Therapy garden will enhance care of stroke patients

A special therapy garden is being built at a hospital to enhance the care of stroke patients.
The previously unused space at the Queen Elizabeth Hospital (QEH) in King's Lynn, Norfolk, is undergoing a £50,000 transformation to provide outdoor physiotherapy sessions.
Research shows that regular access to outdoor spaces promotes recovery and reduces the isolation facing hospital patients.
Stroke survivor and volunteer Al Ware, 84, said: "If you can walk out here and show them something nice, have a nice little chat out here rather than in the ward, I think it will make a huge difference."
Sessions will include activities like gardening and mini-golf, used as a way to encourage patients to keep up with their treatment.
The "Garden for Recovery" will be finished in May.

Mr Ware, from Dersingham, is a volunteer on the hospital's West Raynham ward.
He said having a stroke was a scary experience, and seeing someone who has recovered was reassuring for patients.
"Being in hospital, in a ward all the time, it takes it out of people really," he said.
"So if you can walk out here and show them something nice, have a nice little chat out here rather than in the ward, I think it will make a huge difference".

The garden was the brainchild of therapy assistants Amelia Turner, Cara Holt and Sarah Barber.
Ms Turner said that research has shown patients with access to outdoor space had better recoveries.
"The garden will be somewhere where they can come and escape the clinical environment, have a bit of quiet time with their family and space to get back to doing the things they loved doing before their stroke," she said.
Ms Barber said she was looking forward to working with patients in the new space.

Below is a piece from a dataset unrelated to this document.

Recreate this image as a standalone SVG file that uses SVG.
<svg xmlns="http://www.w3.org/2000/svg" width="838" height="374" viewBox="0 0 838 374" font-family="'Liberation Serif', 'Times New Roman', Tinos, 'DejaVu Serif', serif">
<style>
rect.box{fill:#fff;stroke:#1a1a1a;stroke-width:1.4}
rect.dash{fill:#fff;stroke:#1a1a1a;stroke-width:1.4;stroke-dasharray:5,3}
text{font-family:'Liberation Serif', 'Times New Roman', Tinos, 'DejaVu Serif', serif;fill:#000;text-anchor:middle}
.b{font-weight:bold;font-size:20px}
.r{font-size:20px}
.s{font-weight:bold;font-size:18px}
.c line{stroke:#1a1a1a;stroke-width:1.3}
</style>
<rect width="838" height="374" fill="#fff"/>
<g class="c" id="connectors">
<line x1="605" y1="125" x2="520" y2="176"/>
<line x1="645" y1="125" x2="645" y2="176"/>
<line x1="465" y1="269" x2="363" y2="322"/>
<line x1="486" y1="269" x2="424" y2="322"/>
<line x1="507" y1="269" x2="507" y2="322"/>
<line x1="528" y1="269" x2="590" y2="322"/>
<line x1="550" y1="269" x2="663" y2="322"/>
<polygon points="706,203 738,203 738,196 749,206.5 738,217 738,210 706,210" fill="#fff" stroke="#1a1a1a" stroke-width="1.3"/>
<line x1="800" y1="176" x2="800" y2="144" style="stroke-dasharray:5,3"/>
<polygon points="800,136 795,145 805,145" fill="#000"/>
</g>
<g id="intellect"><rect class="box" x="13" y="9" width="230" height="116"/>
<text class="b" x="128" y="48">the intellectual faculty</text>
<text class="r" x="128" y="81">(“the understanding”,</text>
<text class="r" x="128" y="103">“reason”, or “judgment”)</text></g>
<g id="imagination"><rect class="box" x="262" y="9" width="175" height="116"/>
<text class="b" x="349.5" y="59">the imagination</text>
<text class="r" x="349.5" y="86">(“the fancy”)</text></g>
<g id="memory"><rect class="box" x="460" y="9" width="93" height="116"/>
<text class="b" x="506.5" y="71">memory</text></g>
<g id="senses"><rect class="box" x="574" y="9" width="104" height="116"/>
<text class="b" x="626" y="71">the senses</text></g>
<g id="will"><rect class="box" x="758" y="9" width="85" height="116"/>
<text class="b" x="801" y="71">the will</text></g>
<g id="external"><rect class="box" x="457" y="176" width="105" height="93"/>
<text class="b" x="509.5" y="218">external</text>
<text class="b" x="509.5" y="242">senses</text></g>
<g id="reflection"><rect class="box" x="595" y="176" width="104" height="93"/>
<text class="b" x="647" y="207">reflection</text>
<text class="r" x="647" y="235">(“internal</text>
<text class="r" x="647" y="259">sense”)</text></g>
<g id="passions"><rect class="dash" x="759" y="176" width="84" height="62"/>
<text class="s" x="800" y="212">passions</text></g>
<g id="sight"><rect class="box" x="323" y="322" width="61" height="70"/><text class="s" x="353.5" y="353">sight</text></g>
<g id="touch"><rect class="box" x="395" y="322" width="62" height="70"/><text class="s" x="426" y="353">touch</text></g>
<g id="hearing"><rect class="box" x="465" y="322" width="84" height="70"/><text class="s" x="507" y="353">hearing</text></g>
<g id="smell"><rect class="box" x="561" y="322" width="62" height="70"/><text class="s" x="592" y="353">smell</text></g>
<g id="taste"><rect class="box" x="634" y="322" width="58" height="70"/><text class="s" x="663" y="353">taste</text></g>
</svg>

She said: "I think it will give us so many more options for patients to do their therapy, help them to engage more and give them the chance to do other things."

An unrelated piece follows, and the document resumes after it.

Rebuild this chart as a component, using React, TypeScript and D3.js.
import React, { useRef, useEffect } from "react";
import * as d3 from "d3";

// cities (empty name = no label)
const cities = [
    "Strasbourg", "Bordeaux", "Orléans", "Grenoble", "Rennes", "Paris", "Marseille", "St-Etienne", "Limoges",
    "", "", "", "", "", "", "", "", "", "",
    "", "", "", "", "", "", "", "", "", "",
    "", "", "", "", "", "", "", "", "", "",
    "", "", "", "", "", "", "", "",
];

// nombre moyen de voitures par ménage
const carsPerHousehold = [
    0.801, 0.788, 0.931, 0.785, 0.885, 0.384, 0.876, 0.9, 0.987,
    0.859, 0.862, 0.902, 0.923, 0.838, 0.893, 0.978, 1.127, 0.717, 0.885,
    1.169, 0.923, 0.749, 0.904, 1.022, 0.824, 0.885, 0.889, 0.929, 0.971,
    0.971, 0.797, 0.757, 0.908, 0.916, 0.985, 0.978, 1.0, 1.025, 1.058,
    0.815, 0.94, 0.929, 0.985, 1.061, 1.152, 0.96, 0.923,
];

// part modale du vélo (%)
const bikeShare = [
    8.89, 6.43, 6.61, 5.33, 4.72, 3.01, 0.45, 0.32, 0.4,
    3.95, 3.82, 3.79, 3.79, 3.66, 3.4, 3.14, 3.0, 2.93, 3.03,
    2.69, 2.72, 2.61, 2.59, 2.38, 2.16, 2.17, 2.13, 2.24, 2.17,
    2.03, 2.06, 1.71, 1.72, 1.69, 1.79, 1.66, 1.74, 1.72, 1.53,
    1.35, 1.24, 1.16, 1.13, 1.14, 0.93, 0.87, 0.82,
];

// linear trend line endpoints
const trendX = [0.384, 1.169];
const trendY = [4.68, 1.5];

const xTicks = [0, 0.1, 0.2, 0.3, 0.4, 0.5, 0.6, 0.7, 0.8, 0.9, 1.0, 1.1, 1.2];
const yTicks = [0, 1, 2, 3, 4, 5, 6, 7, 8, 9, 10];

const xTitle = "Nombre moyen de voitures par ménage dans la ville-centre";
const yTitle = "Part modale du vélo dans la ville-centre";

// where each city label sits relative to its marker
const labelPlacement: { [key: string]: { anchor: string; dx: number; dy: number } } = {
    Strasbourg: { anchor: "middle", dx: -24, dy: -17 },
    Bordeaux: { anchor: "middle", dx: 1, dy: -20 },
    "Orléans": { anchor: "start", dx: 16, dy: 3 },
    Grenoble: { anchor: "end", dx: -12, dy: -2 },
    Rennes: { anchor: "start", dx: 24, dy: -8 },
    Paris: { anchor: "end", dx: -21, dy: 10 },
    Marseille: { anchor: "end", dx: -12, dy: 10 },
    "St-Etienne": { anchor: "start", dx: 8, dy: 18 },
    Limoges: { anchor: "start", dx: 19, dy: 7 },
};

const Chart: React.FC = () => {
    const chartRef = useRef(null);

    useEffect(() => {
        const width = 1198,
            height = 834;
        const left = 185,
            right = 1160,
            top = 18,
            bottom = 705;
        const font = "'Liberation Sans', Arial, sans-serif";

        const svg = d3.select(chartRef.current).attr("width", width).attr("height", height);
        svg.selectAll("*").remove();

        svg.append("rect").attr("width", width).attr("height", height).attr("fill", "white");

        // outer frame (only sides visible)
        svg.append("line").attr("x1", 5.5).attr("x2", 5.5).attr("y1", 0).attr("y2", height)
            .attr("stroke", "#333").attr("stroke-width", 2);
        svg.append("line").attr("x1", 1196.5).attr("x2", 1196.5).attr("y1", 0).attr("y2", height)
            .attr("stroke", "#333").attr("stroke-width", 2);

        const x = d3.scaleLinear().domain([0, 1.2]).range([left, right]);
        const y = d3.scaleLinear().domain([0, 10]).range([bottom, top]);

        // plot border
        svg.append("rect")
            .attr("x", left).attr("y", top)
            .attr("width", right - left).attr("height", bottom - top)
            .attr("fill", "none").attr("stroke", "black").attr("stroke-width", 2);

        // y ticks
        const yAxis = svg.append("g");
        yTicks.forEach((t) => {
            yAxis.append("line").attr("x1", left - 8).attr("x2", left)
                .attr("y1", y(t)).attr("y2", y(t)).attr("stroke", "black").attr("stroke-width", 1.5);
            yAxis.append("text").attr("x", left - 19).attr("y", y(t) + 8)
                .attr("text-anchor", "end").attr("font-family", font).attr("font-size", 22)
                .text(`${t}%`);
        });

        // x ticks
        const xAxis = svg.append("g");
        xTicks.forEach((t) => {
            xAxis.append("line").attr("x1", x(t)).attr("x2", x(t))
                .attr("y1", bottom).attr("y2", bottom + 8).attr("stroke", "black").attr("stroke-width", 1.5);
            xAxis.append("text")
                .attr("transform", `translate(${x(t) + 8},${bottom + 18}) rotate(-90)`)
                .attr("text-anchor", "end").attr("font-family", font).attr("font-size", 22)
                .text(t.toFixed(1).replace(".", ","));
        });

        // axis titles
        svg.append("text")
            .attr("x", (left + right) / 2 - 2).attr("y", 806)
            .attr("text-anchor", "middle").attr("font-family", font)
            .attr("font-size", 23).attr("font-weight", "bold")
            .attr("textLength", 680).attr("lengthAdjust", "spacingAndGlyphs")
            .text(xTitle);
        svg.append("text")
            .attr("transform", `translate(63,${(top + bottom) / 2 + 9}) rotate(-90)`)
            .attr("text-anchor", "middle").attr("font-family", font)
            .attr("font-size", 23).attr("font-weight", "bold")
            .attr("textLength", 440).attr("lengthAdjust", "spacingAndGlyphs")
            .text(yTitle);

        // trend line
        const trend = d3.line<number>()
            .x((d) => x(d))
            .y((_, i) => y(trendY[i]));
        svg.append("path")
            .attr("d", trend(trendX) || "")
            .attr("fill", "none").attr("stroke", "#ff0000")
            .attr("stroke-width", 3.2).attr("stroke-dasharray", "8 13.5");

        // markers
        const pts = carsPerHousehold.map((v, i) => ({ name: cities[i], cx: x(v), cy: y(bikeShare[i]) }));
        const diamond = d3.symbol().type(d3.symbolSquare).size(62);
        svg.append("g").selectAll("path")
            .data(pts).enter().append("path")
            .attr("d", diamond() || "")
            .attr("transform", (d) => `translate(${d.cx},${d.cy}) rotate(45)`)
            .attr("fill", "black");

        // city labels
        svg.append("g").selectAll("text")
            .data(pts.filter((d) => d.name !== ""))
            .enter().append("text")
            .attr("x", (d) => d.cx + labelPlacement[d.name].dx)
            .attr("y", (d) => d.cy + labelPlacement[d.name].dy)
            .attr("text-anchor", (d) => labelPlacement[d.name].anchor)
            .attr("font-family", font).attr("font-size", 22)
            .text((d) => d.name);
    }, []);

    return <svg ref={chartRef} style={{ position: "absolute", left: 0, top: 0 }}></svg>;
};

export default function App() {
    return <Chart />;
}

The garden has been paid for by the QEH charity, and an appeal is ongoing to buy equipment for patients to use, like gardening tools and mini-golf putters.
The hospital is due to be rebuilt in the coming years but investment like this on the current site continues.
Transformation manager Sophie Button said the design of the garden was tailored to the needs of patients.
"There's a mini golf section, there will be items on the walls to help with scanning and visual aids," she said.
"The decking will have different textures on it as you walk around as well as lots of places to sit, and an eight seater table to allow patients to have therapy sessions together."